The Dangers of Over-Diagnosis
While mistakenly avoiding a food you can eat is certainly less dangerous than accidentally eating something that will send you to the hospital, there are some serious repercussions to this trend of over-diagnosis, Riedl says.
For the individual patient with a misdiagnosis, they can be put on very restrictive diets that can cause a lot of stress and anxiety, he says, and occasional nutritional problems.
"I spend a lot of time educating people on what constitutes a real allergy and what level of concern they need to have" because patients come in thinking they are more allergic than they are, Riedl says. "It's very important that they're not worried about having a life-threatening problem when that's not the case."
On a more public health level, over-diagnosis "leads to some trivialization of this condition," Riedl says, "and people start to associate food allergy with dislike of a food or mild intolerance," which makes people take true food allergies less seriously.
Dane agrees, saying that this type of colloquial use of the term "allergic" is annoying because "it diminishes the seriousness of the situation that people with allergies live with day in and day out."
Putting Allergy Tests to the Test
How do you know your food allergy is for real?
The two main allergy tests, the skin test, and a blood serum test -- which looks for antibodies in the blood for specific foods -- are not conclusive on their own, Sampson says.
"The tests are good for telling us if someone has antibodies for a food, not so good for telling us if someone will have a reaction to the food," he says. "The more antibodies you have, the higher the likelihood of an allergic reaction, but even that's not full proof," he adds.
So if you've been diagnosed as allergic after one of those tests, but you haven't had an allergic reaction to that food in the past, it's likely that you are not actually allergic, Sampson says.
The "gold standard" of allergy testing is something called an oral food challenge, Riedl says, in which small amounts of the food in question are disguised and given to the patient while they are under observation. This is best done if the patient doesn't know if they are actually getting the food so they don't anticipate a reaction.
Unfortunately, this type of test is time-consuming, so many doctors are reluctant to do it, Riedl says.
The Future of Food Allergies
Short of the food challenge, antibody levels and a past history of reactions, when interpreted by an experienced professional, are the best way to work through what is a food allergy and what is just a food aversion, or a bad case of indigestion.

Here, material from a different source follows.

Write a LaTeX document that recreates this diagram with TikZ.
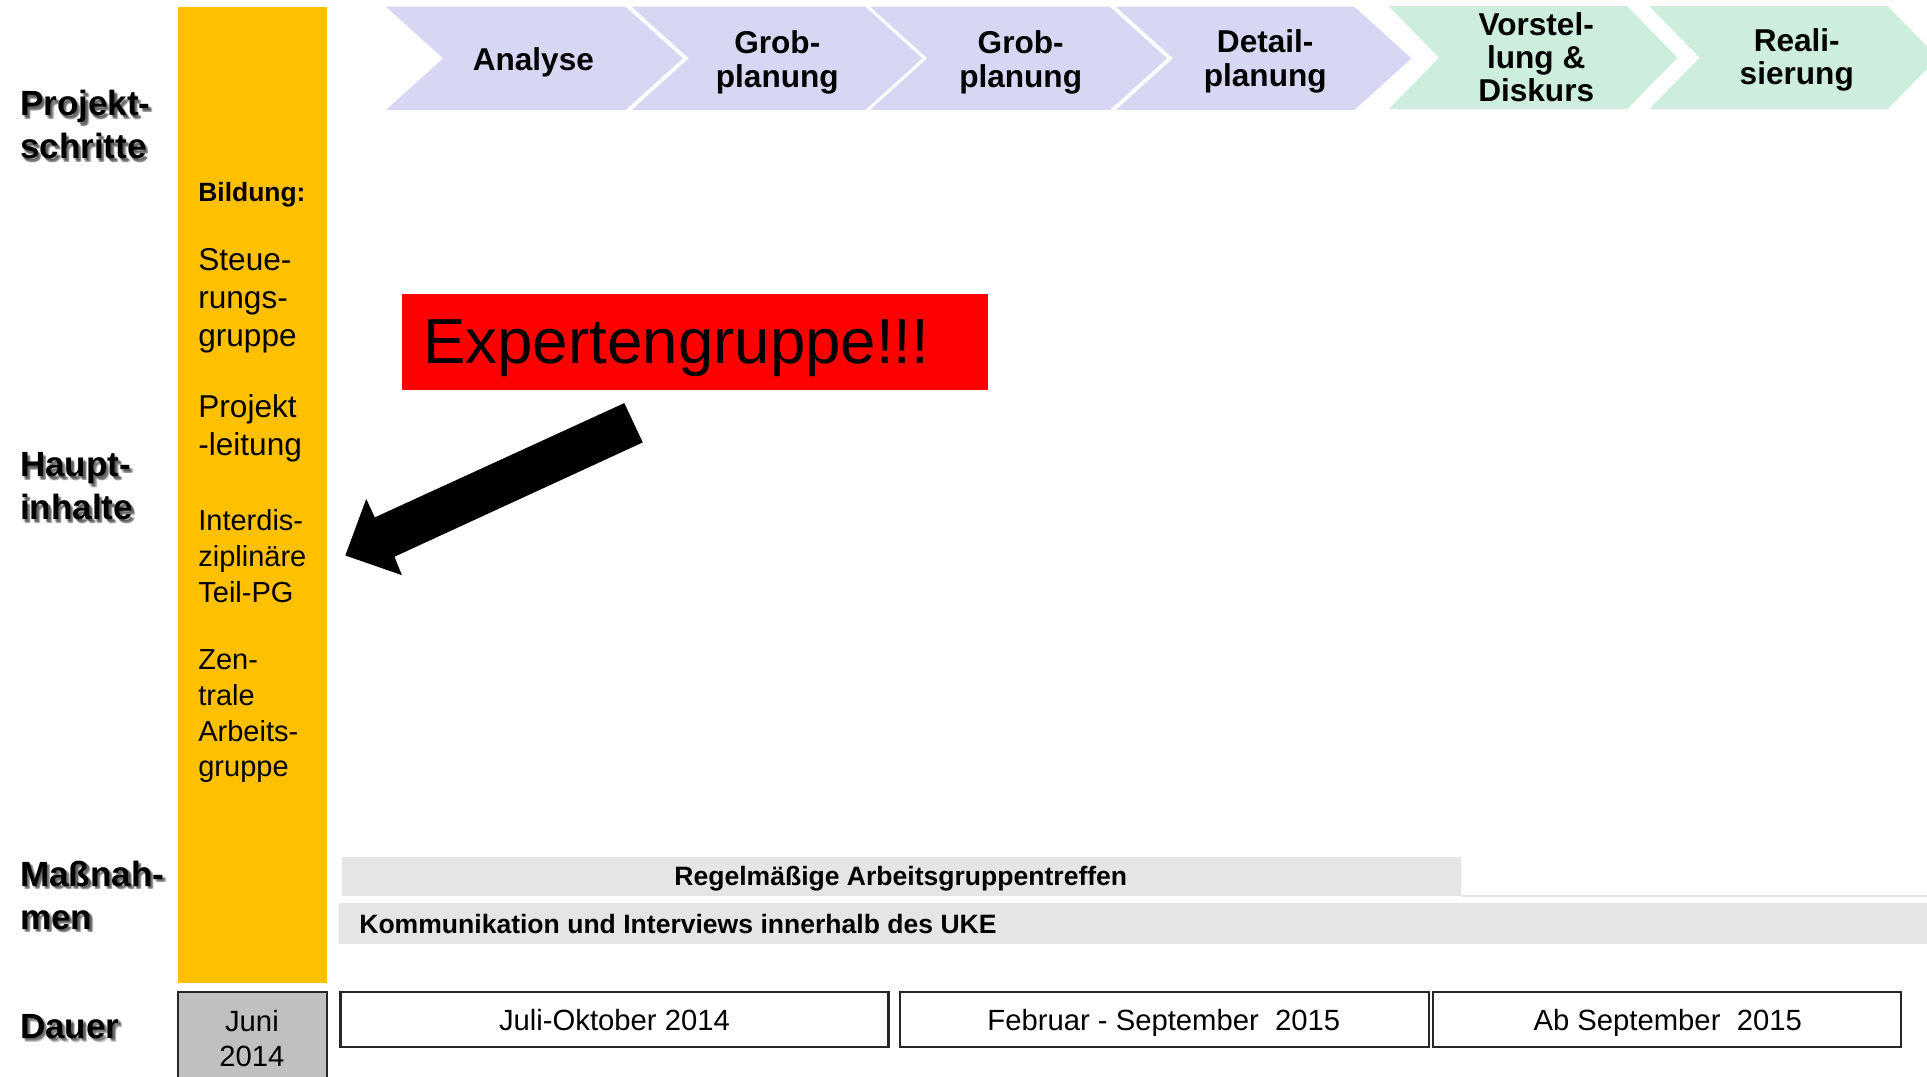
\documentclass[tikz,border=0pt]{standalone}
\usepackage{fontspec}
\setmainfont{Liberation Sans}
\definecolor{colyellow}{HTML}{FFC000}
\definecolor{collav}{HTML}{D7D7F3}
\definecolor{colmint}{HTML}{CDEEDD}
\definecolor{colbar}{HTML}{E5E5E5}
\definecolor{coljuni}{HTML}{C0C0C0}
\begin{document}
\begin{tikzpicture}[x=0.5pt,y=-0.5pt,
  rowlabel/.style={anchor=north west, inner sep=0pt, align=left,
    font=\fontsize{14.25}{17.5}\selectfont\bfseries},
  rowshadow/.style={rowlabel, text=black, text opacity=0.22},
  steptext/.style={anchor=north, inner sep=0pt, align=center,
    font=\fontsize{12.85}{13.5}\selectfont\bfseries},
  colhead/.style={anchor=north west, inner sep=0pt, align=left,
    font=\fontsize{10.75}{13}\selectfont\bfseries},
  colbig/.style={anchor=north west, inner sep=0pt, align=left,
    font=\fontsize{12.85}{15.5}\selectfont},
  colsmall/.style={anchor=north west, inner sep=0pt, align=left,
    font=\fontsize{11.8}{14.5}\selectfont},
  bartext/.style={inner sep=0pt, font=\fontsize{10.8}{13}\selectfont\bfseries},
  datebox/.style={draw=black!85, line width=0.9pt},
  datetext/.style={anchor=base, inner sep=0pt, font=\fontsize{11.9}{14.5}\selectfont},
  lavstep/.style={fill=collav},
  mintstep/.style={fill=colmint}
]
\clip (0,0) rectangle (1568,876);
\fill[white] (0,0) rectangle (1568,876);

% row labels with a soft drop shadow
\foreach \px/\py/\nm/\txt in {16/73/proj/{Projekt-\\schritte},
                              16/368/haupt/{Haupt-\\inhalte},
                              16/700/mass/{Maßnah-\\men},
                              16/825/dauer/{Dauer}} {
  \node[rowshadow] (\nm sa) at (\px+1.2,\py+1.2) {\txt};
  \node[rowshadow] (\nm sb) at (\px+2.4,\py+2.0) {\txt};
  \node[rowshadow] (\nm sc) at (\px+2.0,\py+2.8) {\txt};
  \node[rowshadow] (\nm sd) at (\px+3.0,\py+3.0) {\txt};
  \node[rowlabel] (\nm) at (\px,\py) {\txt};
}

% yellow column
\fill[colyellow] (145,6) rectangle (266,800);
\node[colhead] (bildung) at (161,148) {Bildung:};
\node[colbig] (steuer) at (161,202) {Steue-\\rungs-\\gruppe};
\node[colbig] (pleitung) at (161,321) {Projekt\\-leitung};
\node[colsmall] (teilpg) at (161,414.5) {Interdis-\\ziplinäre\\Teil-PG};
\node[colsmall] (zag) at (161,528.5) {Zen-\\trale\\Arbeits-\\gruppe};

% project steps as chevrons
\foreach \l/\r in {314/509, 514/704, 708/903, 908/1102} {
  \fill[lavstep] (\l,5.5) -- (\r,5.5) -- (\r+46.5,47.5) -- (\r,89.5)
    -- (\l,89.5) -- (\l+46.5,47.5) -- cycle;
}
\foreach \l/\r in {1130/1324, 1342/1536} {
  \fill[mintstep] (\l,5) -- (\r,5) -- (\r+41,47) -- (\r,88.7)
    -- (\l,88.7) -- (\l+41,47) -- cycle;
}
\node[steptext, anchor=base] (s1) at (434,57) {Analyse};
\node[steptext] (s2) at (632.5,24.8) {Grob-\\planung};
\node[steptext] (s3) at (830.5,24.8) {Grob-\\planung};
\node[steptext] (s4) at (1029.5,24) {Detail-\\planung};
\node[steptext] (s5) at (1250,9.8) {Vorstel-\\lung \&\\Diskurs};
\node[steptext] (s6) at (1462,23) {Reali-\\sierung};

% expert group box and pointer
\fill[red] (327,239) rectangle (804,317);
\node[anchor=base west, inner sep=0pt, font=\fontsize{25.9}{30}\selectfont]
  (expert) at (344,296) {Expertengruppe!!!};
\fill[black] (508,328) -- (523,360) -- (321,453) -- (327,468)
  -- (281,452) -- (298,406) -- (305,421) -- cycle;

% measures
\fill[colbar] (278,697) rectangle (1189,729);
\fill[colbar] (1189,728) rectangle (1568,730);
\fill[colbar] (276,735) rectangle (1568,768);
\node[bartext, anchor=base] (treffen) at (733,720.7) {Regelmäßige Arbeitsgruppentreffen};
\node[bartext, anchor=base west] (komm) at (292,759.7) {Kommunikation und Interviews innerhalb des UKE};

% duration
\filldraw[datebox, fill=coljuni] (145,807) rectangle (266,884);
\draw[datebox] (277,807) rectangle (723,852);
\draw[datebox] (732,807) rectangle (1163,852);
\draw[datebox] (1166,807) rectangle (1547,852);
\node[datetext, anchor=north, align=center] (juni) at (205,821.5) {Juni\\2014};
\node[datetext] (d1) at (500,838.5) {Juli-Oktober 2014};
\node[datetext] (d2) at (947,838.5) {Februar - September~ 2015};
\node[datetext] (d3) at (1357,838.5) {Ab September~ 2015};
\end{tikzpicture}
\end{document}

With the help of the National Institute of Allergy and Infectious Diseases project on this topic, allergists hope that a clearer understanding of diagnosis and management of food allergies can be found.
"The amount of information we have now is very limited," Sampson says. "My hope for this article, and these guidelines, is that people who have control of funding will realize the need to put money into research on this. That would be a tremendous service."